Antonello Montante, l'ex numero uno di Confindustria Sicilia ed ex paladino dell'antimafia, al vertice che quella che viene definita “mafia trasparente”.
Un “ricattatore seriale”. Il capo di un sistema di potere che utilizzava l'antimafia per ottenere posizioni di controllo. E' un giudizio impietoso ad un sistema andato avanti per anni quello messo nero su bianco dal Gup di Caltanissetta Grazia Luparello nelle 1700 pagine della sentenza con cui è stato condannato a 14 anni di carere Montante.
Il Gup interpreta chiaramente quella che è stata l'attività criminale dell'ex paladino dell'antimafia introducendo nuovi concetti, nuove letture su un sodalizio criminale fatto di ricatti, dossieraggi, di coinvolgimento dei personaggi delle forze dell'ordine.
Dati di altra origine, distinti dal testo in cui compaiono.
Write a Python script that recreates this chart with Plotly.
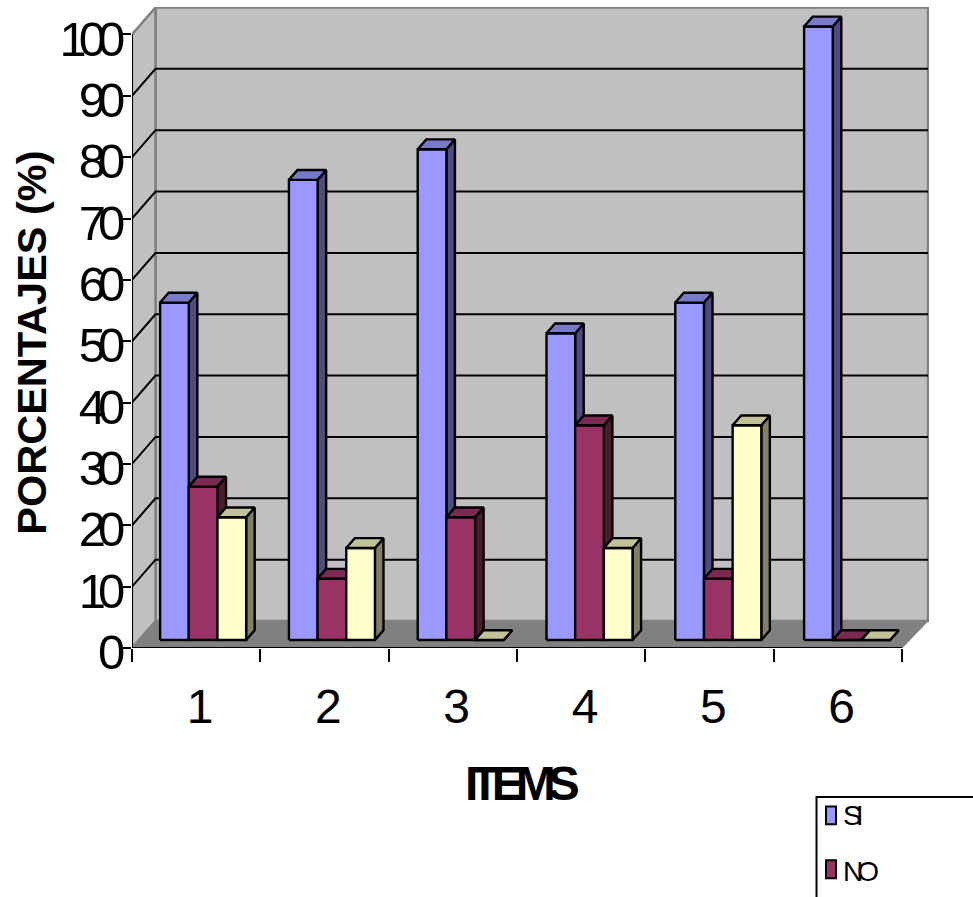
import plotly.graph_objects as go

categories = [1, 2, 3, 4, 5, 6]
si_values = [55, 75, 80, 50, 55, 100]
no_values = [25, 10, 20, 35, 10, 0]
third_values = [20, 15, 0, 15, 35, 0]
y_ticks = list(range(0, 101, 10))

W, H = 973, 897
L, R, T, B = 132, 929, 7, 648.5
CAT_PX, UNIT_PX = 128.33, 6.14
DX, DY = 23.5 / CAT_PX, 27 / UNIT_PX      # projection of full depth
D0, D1 = 0.296, 0.66                       # bar depth span
BAR_W, BAR_START, BAR_PITCH = 0.2234, 0.165, 1.0036
BACK_EXTRA = 0.02                          # back wall slightly wider than the front edge


def pt(x, v, d):
    return x + d * DX, v + d * DY


def poly(xs, ys, corners):
    for c in corners:
        a, b = pt(*c)
        xs.append(a)
        ys.append(b)
    a, b = pt(*corners[0])
    xs.extend([a, None])
    ys.extend([b, None])


def fill_trace(corners_list, fill, line="black", width=2.4):
    xs, ys = [], []
    for c in corners_list:
        poly(xs, ys, c)
    return go.Scatter(x=xs, y=ys, mode="lines", fill="toself", fillcolor=fill,
                      line=dict(color=line, width=width), hoverinfo="skip",
                      showlegend=False, cliponaxis=False)


def line_trace(segments, color="black", width=2):
    xs, ys = [], []
    for seg in segments:
        for c in seg:
            a, b = pt(*c)
            xs.append(a)
            ys.append(b)
        xs.append(None)
        ys.append(None)
    return go.Scatter(x=xs, y=ys, mode="lines", line=dict(color=color, width=width),
                      hoverinfo="skip", showlegend=False, cliponaxis=False)


N = len(categories)
NB = N + BACK_EXTRA
traces = []
# back wall, side wall, floor
traces.append(fill_trace([[(0, 0, 1), (NB, 0, 1), (NB, 100, 1), (0, 100, 1)]], "#C0C0C0", "#808080", 2.5))
traces.append(fill_trace([[(0, 0, 0), (0, 100, 0), (0, 100, 1), (0, 0, 1)]], "#C0C0C0", "#808080", 2.5))
traces.append(fill_trace([[(0, 0, 0), (N, 0, 0), (NB, 0, 1), (0, 0, 1)]], "#808080", "#808080", 1))
grid = []
for v in y_ticks[1:-1]:
    grid.append([(0, v, 0), (0, v, 1), (NB, v, 1)])
traces.append(line_trace(grid))
traces.append(line_trace([[(0, 100, 0), (0, 0, 0), (N, 0, 0)]]))

series = [
    ("SI", si_values, "#9999FF", "#7A7ACC", "#4D4D80"),
    ("NO", no_values, "#993366", "#7A2952", "#4D1A33"),
    ("NS", third_values, "#FFFFCC", "#C2C29A", "#808066"),
]
for k, (name, vals, front, top, side) in enumerate(series):
    fronts, tops, sides = [], [], []
    for i, v in enumerate(vals):
        a = i * BAR_PITCH + BAR_START + k * BAR_W
        b = a + BAR_W
        fronts.append([(a, 0, D0), (b, 0, D0), (b, v, D0), (a, v, D0)])
        tops.append([(a, v, D0), (b, v, D0), (b, v, D1), (a, v, D1)])
        sides.append([(b, 0, D0), (b, 0, D1), (b, v, D1), (b, v, D0)])
    traces.append(fill_trace(sides, side))
    traces.append(fill_trace(fronts, front))
    traces.append(fill_trace(tops, top))

fig = go.Figure(traces)


def px(x):
    return (x - L) / (R - L)


def py(y):
    return (B - y) / (B - T)


shapes = [
    dict(type="rect", xref="paper", yref="paper", x0=px(816.5), x1=px(1010), y0=py(797.5), y1=py(960),
         line=dict(color="black", width=2), fillcolor="white", layer="above"),
]
annotations = []
for (name, vals, front, top, side), sy, ty in zip(series[:2], [816, 870], [816, 872]):
    shapes.append(dict(type="rect", xref="paper", yref="paper", x0=px(826), x1=px(836),
                       y0=py(sy - 9), y1=py(sy + 9), line=dict(color="black", width=2),
                       fillcolor=front, layer="above"))
    annotations.append(dict(text=name, xref="paper", yref="paper", x=px(835), y=py(ty),
                            xanchor="left", yanchor="middle", showarrow=False,
                            font=dict(family="Liberation Sans", size=28, color="black")))
annotations.append(dict(text="<b>PORCENTAJES (%)</b>", xref="paper", yref="paper",
                        x=px(31.5), y=py(343.5), textangle=-90, showarrow=False,
                        xanchor="center", yanchor="middle",
                        font=dict(family="Liberation Sans", size=41.5, color="black")))
annotations.append(dict(text="<b>ITEMS</b>", xref="paper", yref="paper",
                        x=px(518), y=py(784), showarrow=False,
                        xanchor="center", yanchor="middle",
                        font=dict(family="Liberation Sans", size=48, color="black")))

fig.update_layout(
    width=W, height=H, autosize=False,
    margin=dict(l=L, r=W - R, t=T, b=H - B, pad=0),
    paper_bgcolor="white", plot_bgcolor="white",
    font=dict(family="Liberation Sans", color="black"),
    showlegend=False, shapes=shapes, annotations=annotations,
    xaxis=dict(range=[0, (R - L) / CAT_PX], automargin=False, showgrid=False, zeroline=False, showline=False,
               tickmode="array", tickvals=[c - 0.47 for c in categories],
               ticktext=[str(c) for c in categories], ticks="", ticklen=0,
               tickfont=dict(size=48), ticklabelstandoff=26,
               minor=dict(tickmode="array", tickvals=list(range(N + 1)), ticks="outside",
                          ticklen=13, tickwidth=2, tickcolor="black", showgrid=False)),
    yaxis=dict(range=[0, (B - T) / UNIT_PX], automargin=False, showgrid=False, zeroline=False, showline=False,
               tickmode="array", tickvals=y_ticks, ticks="outside", ticklen=9, tickwidth=2,
               tickcolor="black", tickfont=dict(size=49), ticklabelstandoff=-5, ticklabelshift=4),
)

post = """
document.body.style.margin = '0';
function sp(sel, v) { document.querySelectorAll(sel).forEach(function (e) { e.style.letterSpacing = v; }); }
sp('.ytick text', '-8px');
sp('.annotation-text', '-6px');
document.querySelectorAll('.annotation-text').forEach(function (e) {
  var t = e.textContent;
  if (t.indexOf('PORCENTAJES') === 0) { e.style.letterSpacing = '0px'; }
  if (t === 'ITEMS') { e.style.letterSpacing = '-8px'; }
});
"""
fig.write_html("out.html", post_script=post, config=dict(displayModeBar=False))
Nelle motivazioni della sentenza si legge che Montante “ha dato vita a un fenomeno che può definirsi plasticamente non già quale mafia bianca,ma mafia trasparente, apparentemente priva di consistenza tattile e visiva e periò in grado di infiltrarsi eludendo la resistenza delle misure comuni”.
L'ex numero uno di Confindustria Sicilia era anche a capo di una struttura di potere occulto: “Montate è stato il motore immobile di un meccanismo perverso di conquista e gestione occulta del potere che, soto le insegne dell'antimafia iconografica, ha sostanzialmente occupato, mediante la corruzione sistemica e le raffinate operazioni di dossieraggio, molte istituzioni regionali e nazionali”.
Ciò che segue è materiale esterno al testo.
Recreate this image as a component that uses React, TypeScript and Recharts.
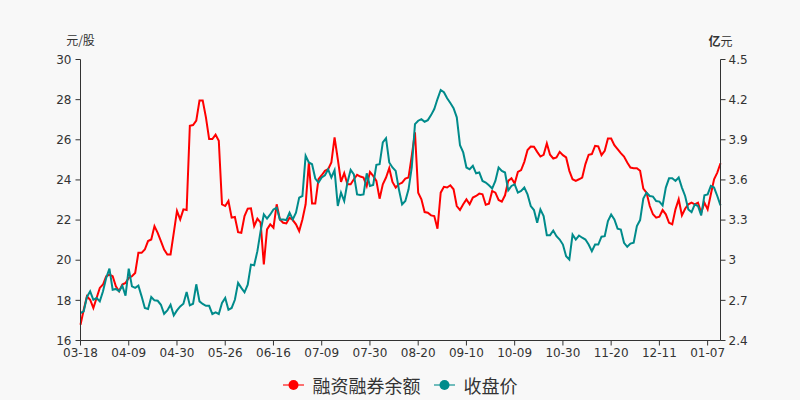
import React from 'react';
import { LineChart, Line, XAxis, YAxis, Legend } from 'recharts';

const dates: string[] = [
  '03-18','03-19','03-20','03-23','03-24','03-25','03-26','03-27','03-30','03-31','04-01','04-02','04-03','04-07','04-08',
  '04-09','04-10','04-13','04-14','04-15','04-16','04-17','04-20','04-21','04-22','04-23','04-24','04-27','04-28','04-29',
  '04-30','05-06','05-07','05-08','05-11','05-12','05-13','05-14','05-15','05-18','05-19','05-20','05-21','05-22','05-25',
  '05-26','05-27','05-28','05-29','06-01','06-02','06-03','06-04','06-05','06-08','06-09','06-10','06-11','06-12','06-15',
  '06-16','06-17','06-18','06-19','06-22','06-23','06-24','06-29','06-30','07-01','07-02','07-03','07-06','07-07','07-08',
  '07-09','07-10','07-13','07-14','07-15','07-16','07-17','07-20','07-21','07-22','07-23','07-24','07-27','07-28','07-29',
  '07-30','07-31','08-03','08-04','08-05','08-06','08-07','08-10','08-11','08-12','08-13','08-14','08-17','08-18','08-19',
  '08-20','08-21','08-24','08-25','08-26','08-27','08-28','08-31','09-01','09-02','09-03','09-04','09-07','09-08','09-09',
  '09-10','09-11','09-14','09-15','09-16','09-17','09-18','09-21','09-22','09-23','09-24','09-25','09-28','09-29','09-30',
  '10-09','10-12','10-13','10-14','10-15','10-16','10-19','10-20','10-21','10-22','10-23','10-26','10-27','10-28','10-29',
  '10-30','11-02','11-03','11-04','11-05','11-06','11-09','11-10','11-11','11-12','11-13','11-16','11-17','11-18','11-19',
  '11-20','11-23','11-24','11-25','11-26','11-27','11-30','12-01','12-02','12-03','12-04','12-07','12-08','12-09','12-10',
  '12-11','12-14','12-15','12-16','12-17','12-18','12-21','12-22','12-23','12-24','12-25','12-28','12-29','12-30','12-31',
  '01-07','01-08','01-11','01-12','01-13',
];

// 融资融券余额 (亿元)
const marginBalance: number[] = [
  2.518, 2.630, 2.730, 2.705, 2.643, 2.718, 2.793, 2.818, 2.880, 2.893,
  2.880, 2.805, 2.768, 2.818, 2.830, 2.868, 2.880, 2.905, 3.055, 3.055,
  3.080, 3.143, 3.155, 3.255, 3.205, 3.143, 3.080, 3.043, 3.043, 3.205,
  3.368, 3.305, 3.380, 3.375, 4.005, 4.010, 4.043, 4.193, 4.193, 4.068,
  3.905, 3.905, 3.938, 3.893, 3.418, 3.405, 3.443, 3.318, 3.323, 3.210,
  3.205, 3.330, 3.385, 3.388, 3.255, 3.310, 3.280, 2.968, 3.230, 3.268,
  3.243, 3.418, 3.305, 3.280, 3.275, 3.318, 3.300, 3.268, 3.218, 3.305,
  3.418, 3.730, 3.423, 3.423, 3.605, 3.635, 3.668, 3.680, 3.730, 3.918,
  3.755, 3.585, 3.650, 3.568, 3.568, 3.605, 3.638, 3.625, 3.618, 3.555,
  3.660, 3.630, 3.593, 3.460, 3.568, 3.618, 3.688, 3.585, 3.543, 3.568,
  3.580, 3.610, 3.618, 3.780, 3.955, 3.505, 3.455, 3.360, 3.355, 3.335,
  3.330, 3.235, 3.505, 3.548, 3.543, 3.560, 3.530, 3.405, 3.375, 3.418,
  3.455, 3.418, 3.468, 3.480, 3.498, 3.493, 3.415, 3.423, 3.518, 3.505,
  3.450, 3.438, 3.485, 3.593, 3.613, 3.573, 3.660, 3.673, 3.735, 3.823,
  3.850, 3.848, 3.810, 3.775, 3.788, 3.873, 3.788, 3.760, 3.768, 3.810,
  3.785, 3.768, 3.668, 3.605, 3.593, 3.605, 3.618, 3.718, 3.788, 3.793,
  3.855, 3.850, 3.785, 3.818, 3.910, 3.910, 3.860, 3.830, 3.800, 3.775,
  3.730, 3.693, 3.688, 3.688, 3.668, 3.535, 3.505, 3.405, 3.343, 3.318,
  3.325, 3.375, 3.343, 3.280, 3.268, 3.380, 3.455, 3.335, 3.385, 3.418,
  3.430, 3.418, 3.430, 3.355, 3.430, 3.380, 3.493, 3.605, 3.655, 3.725,
];

// 收盘价 (元/股)
const closePrice: number[] = [
  17.37, 17.45, 18.17, 18.45, 18.03, 18.12, 17.95, 18.45, 19.12, 19.58,
  18.53, 18.57, 18.45, 18.73, 18.23, 19.58, 18.70, 18.62, 18.73, 18.20,
  17.62, 17.57, 18.17, 18.00, 17.98, 17.78, 17.33, 17.50, 17.78, 17.25,
  17.50, 17.70, 17.83, 18.42, 17.75, 17.83, 18.80, 17.95, 17.82, 17.73,
  17.73, 17.32, 17.40, 17.32, 17.87, 18.12, 17.53, 17.62, 18.03, 18.87,
  18.62, 18.40, 18.78, 19.78, 19.75, 20.45, 21.45, 22.28, 22.07, 22.28,
  22.53, 22.62, 22.03, 22.03, 22.00, 22.37, 22.03, 22.37, 23.12, 23.20,
  25.20, 24.87, 24.78, 24.07, 23.87, 24.12, 24.23, 24.53, 24.12, 24.48,
  22.70, 23.37, 22.95, 23.87, 24.50, 24.28, 23.28, 23.25, 23.28, 24.33,
  23.70, 23.75, 24.75, 24.78, 25.87, 26.08, 24.87, 24.62, 24.45, 23.53,
  22.78, 22.95, 23.53, 24.62, 26.78, 26.95, 27.03, 26.90, 26.98, 27.23,
  27.53, 28.03, 28.48, 28.37, 28.07, 27.83, 27.57, 27.12, 25.73, 25.37,
  24.62, 24.53, 24.70, 24.33, 24.37, 23.95, 23.87, 23.73, 23.57, 23.95,
  24.62, 24.45, 24.37, 23.48, 23.70, 23.78, 23.37, 23.45, 23.62, 23.28,
  22.70, 22.50, 21.87, 22.53, 22.20, 21.25, 21.25, 21.48, 21.20, 21.03,
  20.78, 20.20, 20.03, 21.28, 21.03, 21.23, 21.12, 21.03, 20.78, 20.45,
  20.78, 20.78, 21.17, 21.20, 21.95, 22.28, 22.03, 21.57, 21.53, 20.87,
  20.67, 20.83, 20.87, 21.70, 22.00, 23.07, 23.37, 23.20, 23.17, 22.95,
  22.92, 22.73, 23.62, 24.08, 24.08, 23.95, 24.12, 23.62, 23.20, 22.53,
  22.40, 22.78, 22.70, 22.23, 23.23, 23.28, 23.70, 23.62, 23.20, 22.73,
];

const priceTicks = [16, 18, 20, 22, 24, 26, 28, 30];
const balanceTicks = [2.4, 2.7, 3, 3.3, 3.6, 3.9, 4.2, 4.5];
const seriesNames = { balance: '融资融券余额', price: '收盘价' };
const legendOrder = [seriesNames.balance, seriesNames.price];
const units = { price: '元/股', balanceStrong: '亿', balanceRest: '元' };
const colors = { balance: '#ff0000', price: '#008b8b' };

const data = dates.map((d, i) => ({ date: d, balance: marginBalance[i], price: closePrice[i] }));

const FONT = '"DejaVu Sans", "Noto Sans CJK SC", sans-serif';
const CJK = '"Noto Sans CJK SC", "DejaVu Sans", sans-serif';
const TEXT = '#333';

const renderLegend = (props: any) => {
  const payload = [...(props.payload || [])].sort(
    (a: any, b: any) => legendOrder.indexOf(a.value) - legendOrder.indexOf(b.value)
  );
  return (
    <div style={{ display: 'flex', justifyContent: 'center', alignItems: 'center', width: 800 }}>
      {payload.map((p: any, idx: number) => (
        <div key={p.value} style={{ display: 'flex', alignItems: 'center', marginLeft: idx === 0 ? 0 : 13 }}>
          <svg width={21} height={14} style={{ display: 'block' }}>
            <line x1={0} y1={7} x2={21} y2={7} stroke={p.color} strokeWidth={2} strokeOpacity={0.55} />
            <circle cx={10.5} cy={7} r={5} fill={p.color} />
          </svg>
          <span style={{ marginLeft: 9, fontSize: 18, color: TEXT, fontFamily: CJK, lineHeight: '24px' }}>{p.value}</span>
        </div>
      ))}
    </div>
  );
};

export default function App() {
  return (
    <div style={{ position: 'absolute', left: 0, top: 0, width: 800, height: 400, background: '#f8f8f8' }}>
      <LineChart
        width={800}
        height={400}
        data={data}
        margin={{ top: 59.5, right: 39.5, left: 20, bottom: 29.5 }}
      >
        <XAxis
          dataKey="date"
          interval={14}
          height={30}
          tickSize={5}
          tickMargin={3}
          axisLine={{ stroke: TEXT }}
          tickLine={{ stroke: TEXT }}
          tick={{ fill: TEXT, fontSize: 12, fontFamily: FONT }}
        />
        <YAxis
          yAxisId="price"
          orientation="left"
          width={60.5}
          domain={[16, 30]}
          ticks={priceTicks}
          allowDataOverflow
          tickSize={5}
          tickMargin={4}
          axisLine={{ stroke: TEXT }}
          tickLine={{ stroke: TEXT }}
          tick={{ fill: TEXT, fontSize: 12, fontFamily: FONT }}
          label={{
            content: (p: any) => {
              const vb = p.viewBox || {};
              return (
                <text x={vb.x + vb.width} y={vb.y - 20} textAnchor="middle" dominantBaseline="central" fontSize={12} fontFamily={CJK} fill={TEXT}>
                  {units.price}
                </text>
              );
            },
          }}
        />
        <YAxis
          yAxisId="balance"
          orientation="right"
          width={40}
          domain={[2.4, 4.5]}
          ticks={balanceTicks}
          allowDataOverflow
          tickSize={5}
          tickMargin={3}
          axisLine={{ stroke: TEXT }}
          tickLine={{ stroke: TEXT }}
          tick={{ fill: TEXT, fontSize: 12, fontFamily: FONT }}
          label={{
            content: (p: any) => {
              const vb = p.viewBox || {};
              return (
                <text x={vb.x} y={vb.y - 20} textAnchor="middle" dominantBaseline="central" fontSize={12} fontFamily={CJK} fill={TEXT}>
                  <tspan fontWeight="bold">{units.balanceStrong}</tspan>
                  <tspan>{units.balanceRest}</tspan>
                </text>
              );
            },
          }}
        />
        <Legend
          verticalAlign="middle"
          align="center"
          layout="horizontal"
          content={renderLegend}
          wrapperStyle={{ top: 373, left: 0, width: 800, height: 24 }}
        />
        <Line
          yAxisId="balance"
          dataKey="balance"
          name={seriesNames.balance}
          type="linear"
          stroke={colors.balance}
          strokeWidth={2}
          dot={false}
          activeDot={false}
          isAnimationActive={false}
        />
        <Line
          yAxisId="price"
          dataKey="price"
          name={seriesNames.price}
          type="linear"
          stroke={colors.price}
          strokeWidth={2}
          dot={false}
          activeDot={false}
          isAnimationActive={false}
        />
      </LineChart>
    </div>
  );
}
Ancora il Gup parla di “quadro desolante”. Quello di un uomo, Montante, “che di mestiere faceva il ricattatore seriale” attraverso la raccolta incessante di dati riservati, documenti, registrazioni di conversazioni”.
Una mafia trasparente, quindi, la definisce il Gup di Caltanissetta. Con Montante che poteva disporre di ufficiali di polizia, carabinieri, finanza. Il Gup esprime “un giudizio assai severo sul particolare allarme sociale provocato dal sodalizio, e ciò in ragione della finalità delittuosa ad ampio spettro perseguita: eliminare il dissenso con il ricorso all'uso obliquo dei poteri accettativi e repressivi statuali, sabotare le indagini che riguardano gli associati, praticare la raccolta abusiva di dati personali riservati, corrompere in maniera sistematica i pubblici ufficiali”.
E' lucido, brillante e talvolta sottilmente ironico il Gup nelle 1700 pagine di motivazioni della sentenza. Soprattutto quando analizza in maniera chiara l'uso che ha fatto Montante dell'antimafia. Scrive infatti il Gup che “va doverosamente riconosciuto a Montante il diritto d'autore sulla nascita dell'Antimafia confidustriale quale forma di business utile a garantire un posto ai tavoli che contano”. Continua il giudice che “nella mafia venivano confinati tutti gli eretici alla religione di Montante volta alla costruzione di un sistema di potere formalmente orale ma sostanzialmente egocratico, mentre antimafia era diventato il santuario degli osservanti morigerati del pensiero di Montante che utilizzavano le audizione in commissione antimafia e la sottoscrizione di codici etici come pratiche liturgiche”. In sostanza chi stava con lui era del bene, tutti gli altri erano dei mafiosi.
La maschera però è caduta, il castello è crollato, la mafia trasparente di Montante è diventata più visibile.